Jesus was alone, solitary, when He went to the Cross to die for our sins (Matthew 27:46).

Jesus wept over Jerusalem in anticipation of yet another destruction of the city, and another scattering of her people (Luke 19:41).

Jesus’ friends deserted Him in His hour of need (Mark 14:50), and His enemies mocked Him (Luke 22:63).

Thank the Lord that Jesus would one day fulfil a new ‘exodus’ through His death (Luke 9:31), to deliver us from a much greater servitude, and to lead us into our final ‘rest’ (Hebrews 4:9)!

Jesus was handed over BY GOD to be put to death at the hands of wicked men (Acts 4:27-28). There was no other way for our salvation (cf. John 3:16).

FINALLY, ‘Is it nothing to you all ye that pass by?’ READ Lamentations 1:12.
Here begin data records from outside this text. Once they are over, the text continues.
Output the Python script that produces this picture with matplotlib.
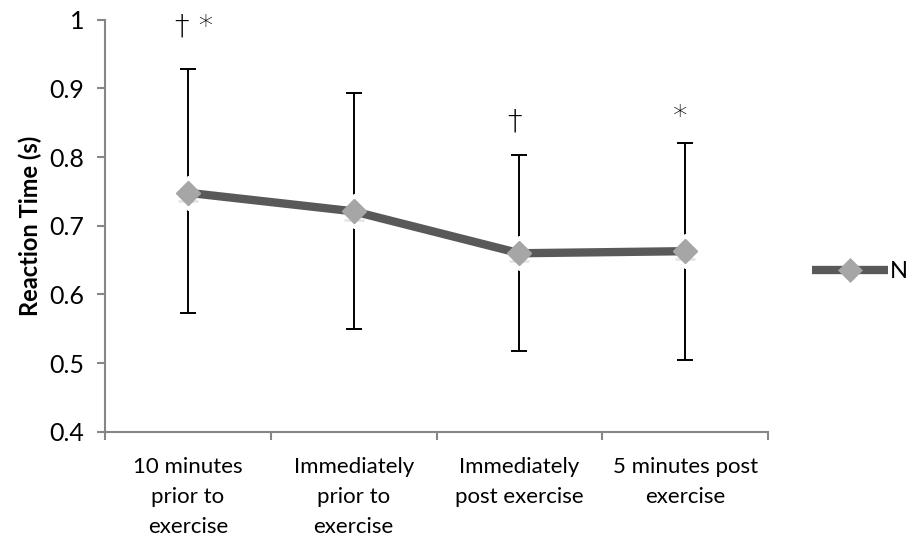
import numpy as np
import matplotlib.pyplot as plt

plt.rcParams['font.family'] = ['Lato', 'DejaVu Sans']

# data
phases = ['10 minutes\nprior to\nexercise', 'Immediately\nprior to\nexercise',
          'Immediately\npost exercise', '5 minutes post\nexercise']
reaction_time = [0.748, 0.721, 0.660, 0.663]
err_upper = [0.928, 0.893, 0.803, 0.820]
err_lower = [0.573, 0.550, 0.518, 0.505]
marks = ['† *', '', '†', '*']
mark_y = [0.990, 0.0, 0.852, 0.858]
yticks = [0.4, 0.5, 0.6, 0.7, 0.8, 0.9, 1.0]
ytick_labels = ['0.4', '0.5', '0.6', '0.7', '0.8', '0.9', '1']

fig = plt.figure(figsize=(9.07, 5.44), dpi=100)
ax = fig.add_axes([0.1158, 0.206, 0.731, 0.758])

x = np.arange(len(phases)) + 0.5
rt = np.array(reaction_time)
yerr = [rt - np.array(err_lower), np.array(err_upper) - rt]

ax.errorbar(x, rt, yerr=yerr, fmt='none', ecolor='black', elinewidth=1.4,
            capsize=6, capthick=1.4, zorder=1)
# white halo behind the markers, cuts the error bars like the original
ax.plot(x, rt, linestyle='none', marker='D', markersize=17, color='white',
        zorder=2)
ax.plot(x, rt - 0.012, linestyle='none', marker='_', markersize=14,
        markeredgewidth=2, color='#e6e6e6', zorder=2)
line, = ax.plot(x, rt, color='#595959', linewidth=6, marker='D',
                markersize=12, markerfacecolor='#a6a6a6',
                markeredgecolor='#a6a6a6', markeredgewidth=0.5,
                solid_capstyle='butt', zorder=3, label='N')
ax.plot(x, rt, linestyle='none', marker='D', markersize=12,
        color='#a6a6a6', zorder=4)

for xi, m, my in zip(x, marks, mark_y):
    if m:
        ax.text(xi + 0.04 * (len(m) > 1) - 0.03 * (len(m) == 1), my, m,
                ha='center', va='center', fontsize=21,
                family=['DejaVu Sans'], fontweight='light')

ax.set_xlim(0, 4)
ax.set_ylim(0.4, 1.0)
ax.set_yticks(yticks)
ax.set_yticklabels(ytick_labels)
ax.set_xticks(np.arange(5))
ax.set_xticklabels([])
ax.set_xticks(x, minor=True)
ax.set_xticklabels(phases, minor=True, linespacing=1.62)

for s in ['top', 'right']:
    ax.spines[s].set_visible(False)
for s in ['left', 'bottom']:
    ax.spines[s].set_color('#868686')
    ax.spines[s].set_linewidth(1.5)

ax.tick_params(axis='y', direction='out', length=6, width=1.5,
               color='#868686', labelsize=18, pad=9)
ax.tick_params(axis='x', which='major', direction='out', length=6,
               width=1.5, color='#868686')
ax.tick_params(axis='x', which='minor', length=0, labelsize=16, pad=18)

ax.set_ylabel('Reaction Time (s)', fontsize=17, fontweight='bold',
              labelpad=5)

fig.legend(handles=[line], loc='center left', bbox_to_anchor=(0.872, 0.5),
           frameon=False, fontsize=17, handlelength=3.2, handletextpad=0.1)

fig.savefig('out.png', dpi=100)
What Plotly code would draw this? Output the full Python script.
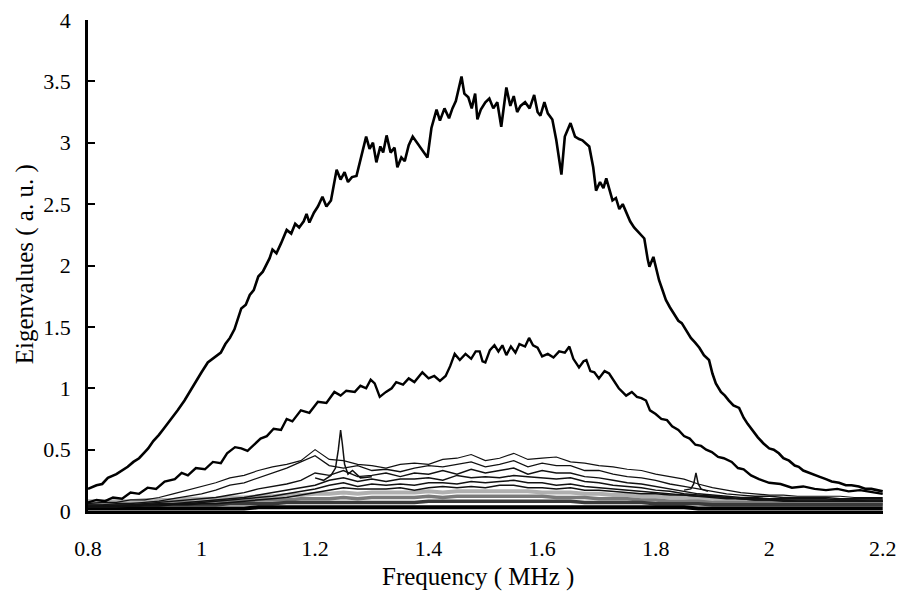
import plotly.graph_objects as go

# ---------------- data ----------------
# Largest eigenvalue
A_x = [0.800,0.815,0.825,0.835,0.850,0.860,0.870,0.880,0.890,0.900,0.906,0.915,0.925,0.935,0.945,0.958,0.970,0.980,0.988,1.000,
       1.011,1.020,1.034,1.042,1.050,1.058,1.064,1.070,1.078,1.085,1.092,1.100,1.108,1.115,1.120,1.125,1.132,1.140,1.150,1.158,
       1.165,1.172,1.180,1.185,1.190,1.198,1.205,1.213,1.220,1.228,1.238,1.245,1.252,1.258,1.265,1.273,1.282,1.290,1.296,1.302,
       1.308,1.315,1.320,1.326,1.333,1.340,1.345,1.352,1.358,1.365,1.372,1.380,1.388,1.398,1.405,1.414,1.420,1.428,1.436,1.442,
       1.448,1.454,1.458,1.463,1.470,1.476,1.482,1.486,1.492,1.500,1.507,1.514,1.521,1.528,1.533,1.537,1.544,1.550,1.556,1.562,
       1.570,1.578,1.586,1.592,1.597,1.604,1.610,1.618,1.625,1.630,1.634,1.640,1.650,1.658,1.665,1.671,1.678,1.683,1.690,1.695,
       1.702,1.708,1.713,1.720,1.724,1.730,1.736,1.742,1.748,1.755,1.762,1.770,1.780,1.786,1.789,1.796,1.802,1.806,1.812,1.818,
       1.825,1.832,1.840,1.846,1.854,1.862,1.870,1.877,1.885,1.894,1.900,1.906,1.915,1.922,1.929,1.937,1.947,1.955,1.962,1.970,
       1.980,1.990,2.000,2.008,2.017,2.025,2.035,2.045,2.052,2.060,2.070,2.080,2.088,2.100,2.110,2.123,2.135,2.145,2.158,2.170,
       2.180,2.190,2.200]
A_y = [0.18,0.21,0.22,0.27,0.30,0.33,0.36,0.40,0.43,0.48,0.51,0.57,0.62,0.68,0.74,0.82,0.90,0.98,1.04,1.13,
       1.21,1.24,1.29,1.36,1.41,1.48,1.56,1.65,1.68,1.76,1.80,1.91,1.95,2.02,2.06,2.13,2.10,2.18,2.29,2.26,
       2.34,2.31,2.36,2.42,2.35,2.43,2.48,2.56,2.48,2.53,2.78,2.70,2.76,2.68,2.72,2.73,2.90,3.05,2.95,3.00,
       2.84,2.97,2.92,3.06,2.92,2.96,2.80,2.88,2.85,2.98,3.05,3.00,2.95,2.88,3.12,3.27,3.18,3.28,3.20,3.28,
       3.34,3.45,3.54,3.40,3.37,3.28,3.40,3.19,3.27,3.33,3.36,3.28,3.33,3.13,3.30,3.45,3.30,3.38,3.25,3.30,
       3.33,3.28,3.39,3.25,3.22,3.33,3.24,3.19,3.02,2.85,2.74,3.05,3.16,3.05,3.03,3.02,2.99,2.97,2.80,2.61,
       2.68,2.63,2.71,2.60,2.53,2.55,2.46,2.50,2.43,2.36,2.31,2.27,2.22,2.05,1.99,2.07,1.95,1.88,1.80,1.72,
       1.66,1.61,1.55,1.53,1.47,1.41,1.37,1.33,1.27,1.23,1.12,1.04,0.97,0.94,0.90,0.86,0.84,0.76,0.71,0.66,
       0.60,0.55,0.51,0.50,0.47,0.43,0.41,0.37,0.36,0.33,0.31,0.29,0.28,0.26,0.24,0.23,0.21,0.21,0.20,0.18,
       0.18,0.17,0.16]

# Second eigenvalue
B_x = [0.800,0.815,0.830,0.844,0.860,0.875,0.890,0.905,0.920,0.935,0.953,0.965,0.976,0.990,1.006,1.020,1.034,1.045,1.059,1.070,
       1.081,1.092,1.104,1.115,1.127,1.140,1.150,1.160,1.175,1.190,1.205,1.220,1.234,1.245,1.255,1.270,1.280,1.290,1.298,1.305,
       1.314,1.325,1.335,1.343,1.355,1.365,1.375,1.389,1.400,1.410,1.420,1.430,1.438,1.446,1.455,1.465,1.475,1.483,1.490,1.495,
       1.500,1.508,1.516,1.523,1.530,1.537,1.545,1.553,1.560,1.570,1.577,1.584,1.592,1.600,1.610,1.620,1.630,1.640,1.648,1.655,
       1.665,1.673,1.678,1.685,1.692,1.700,1.710,1.718,1.725,1.735,1.748,1.758,1.767,1.775,1.783,1.790,1.800,1.810,1.820,1.829,
       1.840,1.850,1.860,1.870,1.880,1.889,1.899,1.910,1.920,1.934,1.945,1.955,1.968,1.982,2.000,2.020,2.040,2.060,2.080,2.100,
       2.120,2.140,2.160,2.190,2.200]
B_y = [0.07,0.09,0.08,0.11,0.10,0.15,0.14,0.19,0.18,0.24,0.26,0.31,0.29,0.35,0.34,0.40,0.39,0.47,0.52,0.51,
       0.49,0.54,0.59,0.61,0.67,0.66,0.75,0.73,0.82,0.80,0.89,0.88,0.97,0.94,0.98,0.97,1.02,1.00,1.07,1.04,
       0.93,0.97,1.00,1.05,1.03,1.08,1.05,1.13,1.08,1.10,1.06,1.10,1.18,1.28,1.23,1.28,1.24,1.30,1.30,1.22,
       1.21,1.31,1.35,1.30,1.35,1.27,1.34,1.29,1.36,1.34,1.41,1.35,1.33,1.26,1.28,1.25,1.30,1.29,1.34,1.24,
       1.17,1.22,1.23,1.14,1.13,1.08,1.14,1.12,1.07,1.00,0.94,0.97,0.93,0.92,0.90,0.82,0.79,0.75,0.74,0.69,
       0.66,0.61,0.59,0.54,0.53,0.50,0.48,0.44,0.43,0.40,0.35,0.34,0.29,0.26,0.23,0.22,0.19,0.20,0.18,0.17,
       0.18,0.16,0.17,0.15,0.14]

# Common frequency grid for the smaller eigenvalues
FREQ = [0.800,0.825,0.850,0.875,0.900,0.925,0.950,0.975,1.000,1.025,
        1.050,1.075,1.100,1.125,1.150,1.175,1.200,1.225,1.250,1.275,
        1.300,1.325,1.350,1.375,1.400,1.425,1.450,1.475,1.500,1.525,
        1.550,1.575,1.600,1.625,1.650,1.675,1.700,1.725,1.750,1.775,
        1.800,1.825,1.850,1.875,1.900,1.925,1.950,1.975,2.000,2.025,
        2.050,2.075,2.100,2.125,2.150,2.175,2.200]

C_y = [0.06,0.07,0.07,0.09,0.09,0.11,0.14,0.17,0.20,0.23,
       0.27,0.29,0.33,0.36,0.38,0.41,0.50,0.42,0.41,0.38,
       0.37,0.35,0.38,0.39,0.38,0.42,0.43,0.46,0.41,0.43,
       0.47,0.42,0.43,0.44,0.40,0.39,0.37,0.36,0.34,0.33,
       0.30,0.28,0.26,0.22,0.19,0.17,0.15,0.14,0.13,0.13,
       0.12,0.12,0.12,0.12,0.11,0.11,0.11]
D_y = [0.05,0.05,0.06,0.06,0.07,0.08,0.10,0.12,0.14,0.17,
       0.21,0.23,0.27,0.31,0.35,0.40,0.45,0.37,0.35,0.37,
       0.33,0.34,0.32,0.35,0.37,0.36,0.38,0.40,0.36,0.38,
       0.41,0.36,0.39,0.37,0.37,0.33,0.33,0.30,0.28,0.27,
       0.25,0.22,0.20,0.18,0.16,0.14,0.13,0.12,0.12,0.11,
       0.11,0.11,0.11,0.10,0.10,0.10,0.10]
E_y = [0.04,0.04,0.05,0.05,0.06,0.07,0.08,0.09,0.10,0.11,
       0.13,0.15,0.18,0.20,0.22,0.25,0.31,0.29,0.33,0.28,
       0.29,0.31,0.28,0.31,0.30,0.33,0.30,0.34,0.31,0.33,
       0.35,0.30,0.33,0.31,0.31,0.28,0.27,0.25,0.23,0.22,
       0.20,0.18,0.16,0.14,0.13,0.12,0.11,0.11,0.10,0.10,
       0.10,0.10,0.10,0.09,0.09,0.09,0.09]
F_y = [0.04,0.04,0.04,0.05,0.05,0.06,0.06,0.07,0.08,0.09,
       0.10,0.11,0.13,0.15,0.17,0.19,0.21,0.25,0.27,0.24,
       0.26,0.24,0.26,0.26,0.27,0.25,0.29,0.27,0.28,0.27,
       0.29,0.28,0.27,0.26,0.27,0.24,0.23,0.21,0.20,0.19,
       0.17,0.16,0.14,0.13,0.12,0.11,0.10,0.10,0.10,0.09,
       0.09,0.09,0.09,0.09,0.09,0.08,0.08]
G_y = [0.03,0.04,0.04,0.04,0.05,0.05,0.06,0.06,0.07,0.08,
       0.09,0.10,0.11,0.12,0.14,0.16,0.18,0.21,0.23,0.20,
       0.22,0.21,0.22,0.21,0.23,0.23,0.22,0.24,0.23,0.24,
       0.25,0.23,0.23,0.21,0.22,0.20,0.19,0.18,0.17,0.16,
       0.15,0.14,0.13,0.12,0.11,0.10,0.10,0.09,0.09,0.09,
       0.08,0.08,0.08,0.08,0.08,0.08,0.08]
H_y = [0.03,0.03,0.03,0.04,0.04,0.04,0.05,0.05,0.06,0.06,
       0.07,0.08,0.09,0.10,0.11,0.13,0.15,0.17,0.19,0.18,
       0.18,0.18,0.19,0.17,0.19,0.20,0.19,0.20,0.19,0.21,
       0.21,0.19,0.19,0.18,0.19,0.17,0.17,0.16,0.15,0.14,
       0.14,0.13,0.13,0.12,0.12,0.11,0.10,0.09,0.09,0.08,
       0.08,0.08,0.08,0.08,0.08,0.08,0.08]

# Dense band of the smallest eigenvalues
BAND1_y = [0.02,0.02,0.02,0.02,0.02,0.02,0.02,0.02,0.02,0.02,
           0.02,0.02,0.03,0.03,0.03,0.03,0.03,0.03,0.03,0.03,
           0.03,0.03,0.03,0.03,0.03,0.03,0.03,0.03,0.03,0.03,
           0.03,0.03,0.03,0.03,0.03,0.03,0.03,0.03,0.03,0.03,
           0.03,0.03,0.03,0.02,0.02,0.02,0.02,0.02,0.02,0.02,
           0.02,0.02,0.02,0.02,0.02,0.02,0.02]
BAND2_y = [0.04,0.04,0.04,0.04,0.05,0.05,0.05,0.05,0.05,0.05,
           0.06,0.06,0.06,0.06,0.07,0.07,0.07,0.07,0.07,0.07,
           0.07,0.07,0.07,0.07,0.08,0.08,0.08,0.08,0.08,0.08,
           0.08,0.08,0.08,0.08,0.08,0.07,0.07,0.07,0.07,0.07,
           0.06,0.06,0.06,0.06,0.05,0.05,0.05,0.05,0.05,0.05,
           0.05,0.05,0.05,0.05,0.05,0.05,0.05]
BAND3_y = [0.06,0.06,0.06,0.06,0.06,0.07,0.07,0.07,0.07,0.08,
           0.08,0.08,0.09,0.09,0.09,0.10,0.10,0.10,0.11,0.10,
           0.11,0.11,0.11,0.11,0.12,0.11,0.12,0.12,0.12,0.12,
           0.12,0.12,0.12,0.11,0.11,0.11,0.10,0.10,0.10,0.09,
           0.09,0.08,0.08,0.08,0.07,0.07,0.07,0.07,0.07,0.07,
           0.07,0.07,0.06,0.06,0.06,0.06,0.06]
BAND4_y = [0.08,0.08,0.08,0.08,0.09,0.09,0.09,0.10,0.10,0.10,
           0.11,0.11,0.12,0.12,0.13,0.13,0.14,0.14,0.15,0.14,
           0.15,0.15,0.15,0.15,0.16,0.15,0.16,0.16,0.16,0.16,
           0.16,0.16,0.15,0.15,0.15,0.14,0.14,0.13,0.13,0.12,
           0.12,0.11,0.11,0.10,0.10,0.09,0.09,0.09,0.09,0.08,
           0.08,0.08,0.08,0.08,0.08,0.08,0.08]

# Narrow spikes near 1.245 MHz and 1.87 MHz
S_x = [1.200,1.215,1.228,1.236,1.241,1.245,1.248,1.252,1.258,1.266,1.280,1.300]
S_y = [0.27,0.25,0.29,0.35,0.50,0.66,0.55,0.38,0.30,0.33,0.27,0.28]
S2_x = [1.850,1.862,1.867,1.871,1.875,1.880,1.892]
S2_y = [0.17,0.18,0.22,0.31,0.22,0.18,0.16]

X_TICKS = [0.8, 1.0, 1.2, 1.4, 1.6, 1.8, 2.0, 2.2]
X_TICK_TEXT = ["0.8", "1", "1.2", "1.4", "1.6", "1.8", "2", "2.2"]
Y_TICKS = [0, 0.5, 1, 1.5, 2, 2.5, 3, 3.5, 4]
Y_TICK_TEXT = ["0", "0.5", "1", "1.5", "2", "2.5", "3", "3.5", "4"]
X_TITLE = "Frequency ( MHz )"
Y_TITLE = "Eigenvalues ( a. u. )"

# ---------------- figure ----------------
fig = go.Figure()

bands = [(BAND4_y, "#b0b0b0", 4), (BAND3_y, "#7a7a7a", 3.5), (BAND2_y, "#3a3a3a", 3.5), (BAND1_y, "#000000", 4)]
for ys, col, w in bands:
    fig.add_trace(go.Scatter(x=FREQ, y=ys, mode="lines", line=dict(color=col, width=w)))

for ys, w in [(H_y, 1.5), (G_y, 1.5), (F_y, 1.5), (E_y, 1.4), (D_y, 1.3), (C_y, 1.2)]:
    fig.add_trace(go.Scatter(x=FREQ, y=ys, mode="lines", line=dict(color="#111111", width=w)))

fig.add_trace(go.Scatter(x=S_x, y=S_y, mode="lines", line=dict(color="#111111", width=1.5)))
fig.add_trace(go.Scatter(x=S2_x, y=S2_y, mode="lines", line=dict(color="#111111", width=1.5)))
fig.add_trace(go.Scatter(x=B_x, y=B_y, mode="lines", line=dict(color="#000000", width=2.4)))
fig.add_trace(go.Scatter(x=A_x, y=A_y, mode="lines", line=dict(color="#000000", width=2.6)))

serif = "Liberation Serif, Times New Roman, serif"
fig.update_layout(
    width=897, height=591,
    margin=dict(l=88, r=14, t=20, b=80),
    paper_bgcolor="white", plot_bgcolor="white",
    showlegend=False,
    font=dict(family=serif, size=22, color="black"),
    xaxis=dict(
        range=[0.8, 2.2005], tickvals=X_TICKS, ticktext=X_TICK_TEXT,
        showgrid=False, zeroline=False, showline=True, linecolor="black", linewidth=3,
        ticks="", ticklabelstandoff=16, ticklabeloverflow="allow", automargin=False,
        tickfont=dict(family=serif, size=22, color="black"),
    ),
    yaxis=dict(
        range=[0, 4], tickvals=Y_TICKS, ticktext=Y_TICK_TEXT,
        showgrid=False, zeroline=False, showline=True, linecolor="black", linewidth=2.5,
        ticks="inside", ticklen=7, tickwidth=2, tickcolor="black", ticklabelstandoff=10,
        automargin=False,
        tickfont=dict(family=serif, size=22, color="black"),
    ),
    annotations=[
        dict(text=X_TITLE, xref="paper", yref="paper", x=0.49, y=-0.134,
             xanchor="center", yanchor="middle", showarrow=False,
             font=dict(family=serif, size=25, color="black")),
        dict(text=Y_TITLE, xref="paper", yref="paper", x=-0.079, y=0.503, textangle=-90,
             xanchor="center", yanchor="middle", showarrow=False,
             font=dict(family=serif, size=25, color="black")),
    ],
)

fig.write_html("out.html")
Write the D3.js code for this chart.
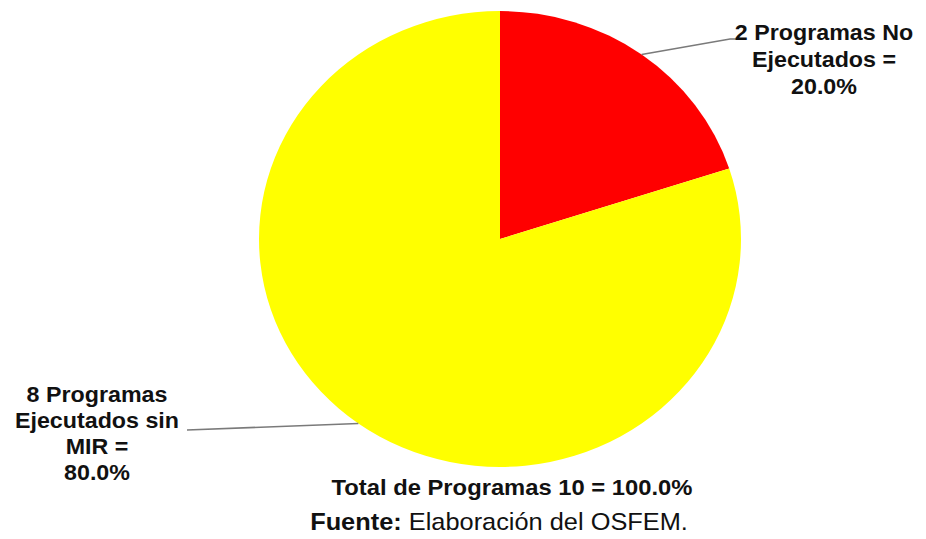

So, ‘is it nothing to you’ that Jerusalem thus suffered under the Babylonians in 587 B.C., and again in 73 A.D. under the Romans?

Is it nothing to you that the Jewish people were scattered to the ends of the earth?

Is it nothing to you that JESUS suffered as He did, ‘sorrow’ upon ‘sorrow,’ ‘afflicted’ on our behalf by the ‘fierce anger’ of ‘the LORD?’

‘How shall we escape if we neglect so great salvation?’ (Hebrews 2:3).

B). HOPE AMID HOPELESSNESS.

Lamentations 3:19-26.

It is all too easy to forget that these words of hope and encouragement have been drawn out of the midst of the Book of Lamentations. Jeremiah penned these among the ashes of Jerusalem, a city once known as ‘the joy of the whole earth’ (Psalm 48:2; cf. Lamentations 2:15). They are a kind of turning point at the very heart of the piece.